An efficacious rule is a good rule if the purpose for which it was designed is a worthy purpose. Whether a purpose is worthy depends on two things, one subjective, one objective. The subjective element we cannot control for--appreciation and the like--and thus it is beyond the scope of design proper. (That's the realm of selling someone on your rules, of convincing them that a given purpose is in fact worthy.) The objective element, however, we can address quite well: it arises from the kind of game one intends to design. The same analysis applies to, for example, baking. "Sift flour" is an objectively worthless rule for a recipe which contains no flour. "Sift flour" may be subjectively good or bad for recipes which actually use flour, but it is objectively bad for a recipe which contains no flour--wasted effort, at the very least.

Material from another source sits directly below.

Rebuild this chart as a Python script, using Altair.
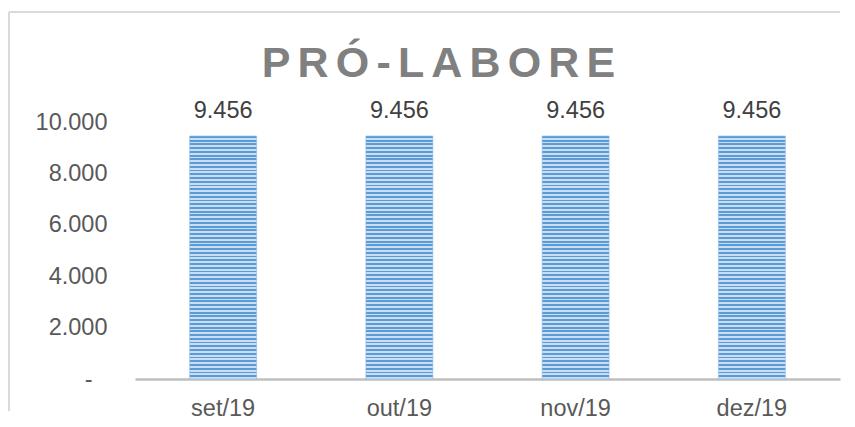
import altair as alt
import pandas as pd

months = ["set/19", "out/19", "nov/19", "dez/19"]
values = [9456, 9456, 9456, 9456]
y_ticks = [0, 2000, 4000, 6000, 8000, 10000]
title_text = "PRÓ-LABORE"

df = pd.DataFrame({"mes": months, "valor": values})

# horizontal stripe pattern emulated by a vertical gradient with hard stops
dark = "#5b9bd5"
light = "#c9def3"
n_stripes = 65
stops = []
for i in range(n_stripes):
    a = i / n_stripes
    m = (i + 0.5) / n_stripes
    b = (i + 1) / n_stripes
    stops += [
        {"offset": a, "color": dark},
        {"offset": m, "color": dark},
        {"offset": m, "color": light},
        {"offset": b, "color": light},
    ]
stripe_fill = alt.Gradient(gradient="linear", x1=0, y1=0, x2=0, y2=1, stops=stops)

FONT = "Liberation Sans"
TXT = "#595959"

x_enc = alt.X(
    "mes:N",
    sort=months,
    title=None,
    scale=alt.Scale(paddingInner=0.62, paddingOuter=0.31),
    axis=alt.Axis(
        labelAngle=0,
        labelFontSize=23.5,
        labelColor=TXT,
        labelFont=FONT,
        labelPadding=17,
        ticks=False,
        tickSize=0,
        domainColor="#bfbfbf",
        domainWidth=2.5,
        grid=False,
    ),
)
y_enc = alt.Y(
    "valor:Q",
    title=None,
    scale=alt.Scale(domain=[0, 10000], nice=False),
    axis=alt.Axis(
        values=y_ticks,
        labelExpr="datum.value == 0 ? '-' : replace(format(datum.value, ','), ',', '.')",
        labelFontSize=23.5,
        labelColor=TXT,
        labelFont=FONT,
        labelPadding={"condition": {"test": "datum.value == 0", "value": 43}, "value": 28},
        ticks=False,
        tickSize=0,
        domain=False,
        grid=False,
    ),
)

bars = alt.Chart(df).mark_bar(fill=stripe_fill, stroke="#8fbbe6", strokeWidth=0.6).encode(x=x_enc, y=y_enc)

labels = (
    alt.Chart(df)
    .transform_calculate(lbl="replace(format(datum.valor, ','), ',', '.')")
    .mark_text(baseline="alphabetic", dy=-18, fontSize=23.5, font=FONT, color="#404040")
    .encode(x=alt.X("mes:N", sort=months), y="valor:Q", text="lbl:N")
)

border_top = alt.Chart(df).mark_rule(color="#d9d9d9", strokeWidth=1.5).encode(
    x=alt.value(-126), x2=alt.value(705), y=alt.value(-110)
)
border_left = alt.Chart(df).mark_rule(color="#d9d9d9", strokeWidth=1.5).encode(
    x=alt.value(-126), y=alt.value(-110), y2=alt.value(289)
)

spaced_title = "\u2006".join(list(title_text))
title_mark = (
    alt.Chart(pd.DataFrame({"t": [spaced_title]}))
    .mark_text(
        fontSize=43, font=FONT, fontWeight="bold", color="#808080",
        align="center", baseline="alphabetic",
    )
    .encode(text="t:N", x=alt.value(303.5), y=alt.value(-45))
)

chart = (
    alt.layer(border_top, border_left, bars, labels, title_mark)
    .properties(
        width=705,
        height=257,
        padding={"left": 127, "top": 114, "right": 7, "bottom": 40},
        autosize=alt.AutoSizeParams(type="none"),
    )
    .configure_view(stroke=None)
)

chart.save("out.html", embed_options={"renderer": "svg", "actions": False})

Similar conditions apply to TTRPGs. They are necessarily cooperative, for example, even if they may also be competitive. They are necessarily heavy on abstraction and imagination, both because they predate the technology necessary to depict the game in real time (I'm not even sure we have the tech to do it now) and because they involve extrapolation, adaptation, and spontaneity. They are not, contra some of the above posters, necessarily about story, and thus rules which (directly or indirectly) cause story are not objectively necessary.

There is an awful lot you can do with the mere statement that a game must be a cooperative fantasy tabletop roleplaying game featuring the central gameplay focuses ("pillars") of combat, exploration, and socialization. Few designers actually bother, much to my consternation.

Hence, they are presented in the books as suggestions, malleable ahead of time to suit any given table's needs or desires while at the same time being locked in once play begins and-or precedent is set.
Again: That's not a game. That's "eh, if I feel like it, I'll let you do this. But I might not. But I might! But I might not."

I reject both the cage of absolute immutability (as I have explicitly said, several times, in this very thread) AND the cage of the utterly arbitrary. There is another way.